The concern expressed in my earlier post was how this experiment was conducted in secret and, in my opinion, in violation of generally accepted human subjects policies. The entire enterprise of social science relies on potential study participants trusting researchers to minimize risks and fully disclose the purpose of their study. Every time a gaff like this happens, it undermines researchers' ability to build trust with study participants in the future. Let's review the chronology:

1) In September, an academic experiment headed by two very talented researchers, Jonah Rockoff (Columbia Business School) and Tom Kane (Harvard Grad School of Ed), was announced. It was presented as an experiment intended to generate academic knowledge, not to inform human resources decisions in real time. (You can watch a video of a study recruitment session here.)

2) Academic research is bound not only by common sense research ethics, but by the conventions of university Institutional Review Boards. What this means is that when academic researchers conduct research intended to produce generalizable knowledge - i.e. if researchers want to publish off of these data - the experiment has to proceed within generally accepted research ethics and a university IRB has to approve it. (Even if this was not an academic research project, the DOE should have notified teachers of an intervention of potential consequence for them. After all, the data are not just being collected, but distributed to principals in the experiment's treatment group.)
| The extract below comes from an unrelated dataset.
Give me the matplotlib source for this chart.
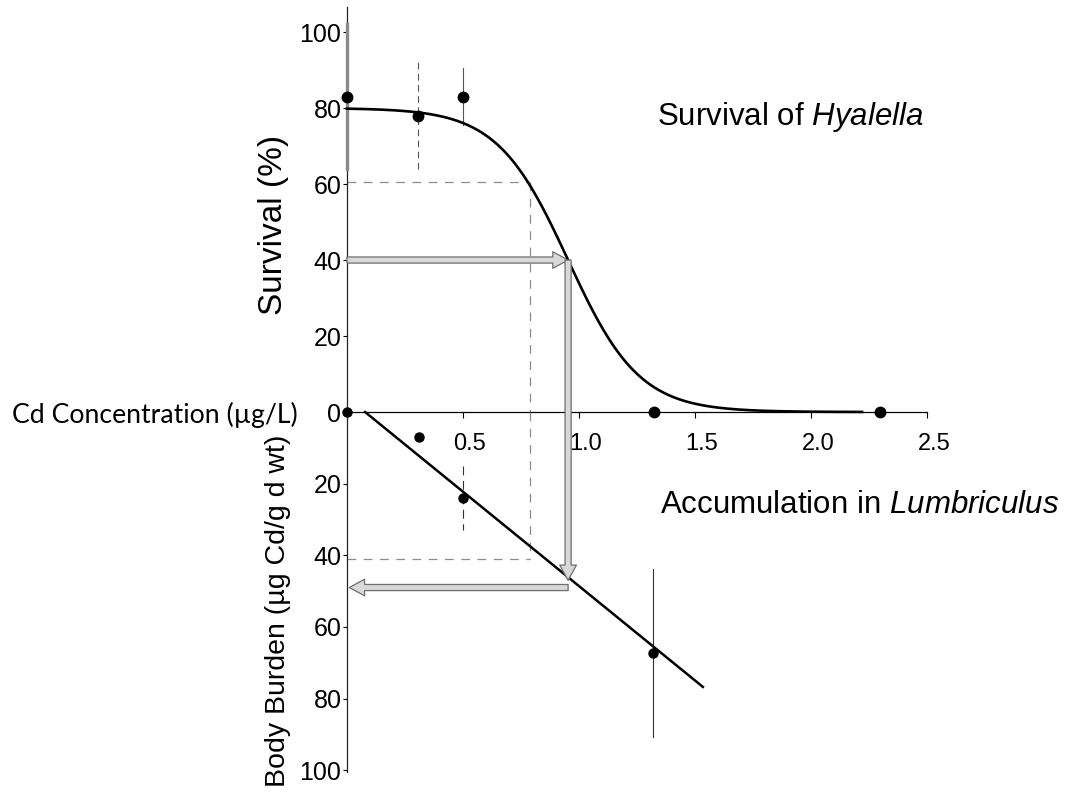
import numpy as np
import matplotlib
matplotlib.use("Agg")
import matplotlib.pyplot as plt
import matplotlib.transforms as mtransforms
from matplotlib.patches import FancyArrowPatch, ConnectionPatch

plt.rcParams["font.family"] = ["Liberation Sans", "DejaVu Sans"]
plt.rcParams["mathtext.fontset"] = "custom"
plt.rcParams["mathtext.rm"] = "Liberation Sans"
plt.rcParams["mathtext.it"] = "Liberation Sans:italic"

# ------------------------------------------------------------------ #
#  Data
# ------------------------------------------------------------------ #

# survival of Hyalella vs Cd concentration
surv_conc = [0.0, 0.306, 0.50, 1.323, 2.297]
surv_pct  = [83, 78, 83, 0, 0]
surv_err  = [19, 14, 7.5, 0, 0]

# fitted logistic curve (top, LC50, scale)
FIT_TOP   = 80.0
FIT_LC50  = 0.953
FIT_SCALE = 0.153
FIT_XMAX  = 2.22

# body burden in Lumbriculus vs Cd concentration
bb_conc = [0.0, 0.31, 0.50, 1.32]
bb_val  = [0, 7, 24, 67.3]
bb_err  = [0, 0, 9, 23.5]

# linear regression of body burden
REG_SLOPE = 52.7
REG_INTERCEPT = -4.1
REG_X = [0.078, 1.534]

# read-off guides
GUIDE_SURV   = 40       # % survival target
GUIDE_BB     = 47       # body burden hit on regression
GUIDE_BB_OUT = 49       # level of the return arrow
DASH_SURV    = 60.5
DASH_CONC    = 0.79
DASH_BB      = 41

XTICKS = [0.5, 1.0, 1.5, 2.0, 2.5]
XTICK_LABELS = ["0.5", "1.0", "1.5", "2.0", "2.5"]

# ------------------------------------------------------------------ #
#  Layout
# ------------------------------------------------------------------ #

W, H = 1072, 799
fig = plt.figure(figsize=(W / 100, H / 100), dpi=100)

def frac(x0, y0, x1, y1):
    # pixel box (top-left origin) -> figure fraction rect
    return [x0 / W, 1 - y1 / H, (x1 - x0) / W, (y1 - y0) / H]

ax_top = fig.add_axes(frac(347, 7, 927, 412))
ax_bot = fig.add_axes(frac(347, 412, 927, 772))

for ax in (ax_top, ax_bot):
    ax.set_xlim(0, 2.5)
    ax.patch.set_alpha(0)
    for side in ("top", "right"):
        ax.spines[side].set_visible(False)
    ax.spines["left"].set_linewidth(0.9)
    ax.spines["left"].set_color("#222222")
    ax.tick_params(axis="y", direction="out", length=3, width=0.8,
                   pad=1, labelsize=18)

ax_top.set_ylim(0, 106.6)
ax_top.set_yticks([0, 20, 40, 60, 80, 100])
ax_top.spines["bottom"].set_linewidth(0.9)
ax_top.set_xticks(XTICKS)
ax_top.set_xticklabels(XTICK_LABELS)
ax_top.tick_params(axis="x", direction="out", length=4, width=0.8,
                   pad=11, labelsize=17)
shift = mtransforms.ScaledTranslation(0.07, 0, fig.dpi_scale_trans)
for lab in ax_top.get_xticklabels():
    lab.set_transform(lab.get_transform() + shift)

ax_bot.set_ylim(100.5, 0)
ax_bot.set_yticks([20, 40, 60, 80, 100])
ax_bot.spines["bottom"].set_visible(False)
ax_bot.set_xticks([])

# ------------------------------------------------------------------ #
#  Survival panel
# ------------------------------------------------------------------ #

xc = np.linspace(0, FIT_XMAX, 300)
yc = FIT_TOP / (1 + np.exp((xc - FIT_LC50) / FIT_SCALE))
ax_top.plot(xc, yc, color="black", lw=1.9, clip_on=False, zorder=5)

styles = ["-", (0, (6, 4)), "-", "-", "-"]
for x, y, e, ls in zip(surv_conc, surv_pct, surv_err, styles):
    if e > 0:
        col = "#8a8a8a" if x == 0 else "#555555"
        lw = 2.4 if x == 0 else 0.8
        ax_top.plot([x, x], [y - e, y + e], color=col, lw=lw, ls=ls,
                    clip_on=False, zorder=3)
ax_top.plot(surv_conc, surv_pct, "o", color="black", ms=7.5,
            clip_on=False, zorder=6)

# dashed confidence guides
dash_kw = dict(color="#8c8c8c", lw=0.9, ls=(0, (7, 6)), clip_on=False, zorder=2)
ax_top.plot([0, DASH_CONC], [DASH_SURV, DASH_SURV], **dash_kw)
ax_top.plot([DASH_CONC, DASH_CONC], [DASH_SURV, 0], **dash_kw)
ax_bot.plot([DASH_CONC, DASH_CONC], [0, DASH_BB], **dash_kw)
ax_bot.plot([0, DASH_CONC], [DASH_BB, DASH_BB], **dash_kw)

# ------------------------------------------------------------------ #
#  Body burden panel
# ------------------------------------------------------------------ #

rx = np.array(REG_X)
ax_bot.plot(rx, REG_INTERCEPT + REG_SLOPE * rx, color="black", lw=1.8,
            clip_on=False, zorder=5)
for x, y, e in zip(bb_conc, bb_val, bb_err):
    if e > 0:
        ls = (0, (8, 5)) if e < 15 else "-"
        ax_bot.plot([x, x], [y - e, y + e], color="#333333", lw=0.8, ls=ls,
                    clip_on=False, zorder=3)
ax_bot.plot(bb_conc, bb_val, "o", color="black", ms=6.5,
            clip_on=False, zorder=6)

# ------------------------------------------------------------------ #
#  Read-off arrows
# ------------------------------------------------------------------ #

arrow_style = "simple,head_length=0.55,head_width=0.6,tail_width=0.22"
arrow_kw = dict(arrowstyle=arrow_style, mutation_scale=20, fc="#d8d8d8",
                ec="#6e6e6e", lw=0.9, zorder=4)

ax_top.add_patch(FancyArrowPatch((0, GUIDE_SURV), (FIT_LC50, GUIDE_SURV),
                                 shrinkA=0, shrinkB=0, clip_on=False,
                                 **arrow_kw))
fig.add_artist(ConnectionPatch(xyA=(FIT_LC50, GUIDE_SURV), coordsA=ax_top.transData,
                               xyB=(FIT_LC50, GUIDE_BB), coordsB=ax_bot.transData,
                               shrinkA=0, shrinkB=0, **arrow_kw))
ax_bot.add_patch(FancyArrowPatch((FIT_LC50, GUIDE_BB_OUT), (0.01, GUIDE_BB_OUT),
                                 shrinkA=0, shrinkB=0, clip_on=False,
                                 **arrow_kw))

# ------------------------------------------------------------------ #
#  Labels
# ------------------------------------------------------------------ #

fig.text(657 / W, 1 - 125 / H, r"Survival of $\mathit{Hyalella}$",
         fontsize=22.5, ha="left", va="baseline")
fig.text(660 / W, 1 - 513 / H, r"Accumulation in $\mathit{Lumbriculus}$",
         fontsize=22.5, ha="left", va="baseline")
fig.text(12 / W, 1 - 423 / H, "Cd Concentration (µg/L)", family=["Lato", "DejaVu Sans"],
         fontsize=19.2, ha="left", va="baseline")
fig.text(273 / W, 1 - 225 / H, "Survival (%)", fontsize=24,
         rotation=90, ha="center", va="center")
fig.text(278 / W, 1 - 611 / H, "Body Burden (µg Cd/g d wt)", fontsize=20.5,
         rotation=90, ha="center", va="center")

fig.savefig("out.png", dpi=100)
IRBs are primarily concerned with the harm that researchers could do to subjects by intervening in their lives, and applicants to IRBs must demonstrate that their project poses minimal risks, that participants have been notified of these risks, and that participants have consented to the research. Teachers did not need to consent in this case, as they are government employees and their employers can collect whatever data they want.

However, it is difficult for me to understand how one could justify not notifying teachers in the study. After all, the information given to their principal - which, given the ongoing methodological problems with value-added, may or may not be accurate - has the potential to permanently change their principals' perceptions of them and their future employment prospects. Moreover, this treatment is not being applied universally to NYC teachers. By simply having the bad luck to be selected into the study's treatment condition, some teachers are affected and others are not.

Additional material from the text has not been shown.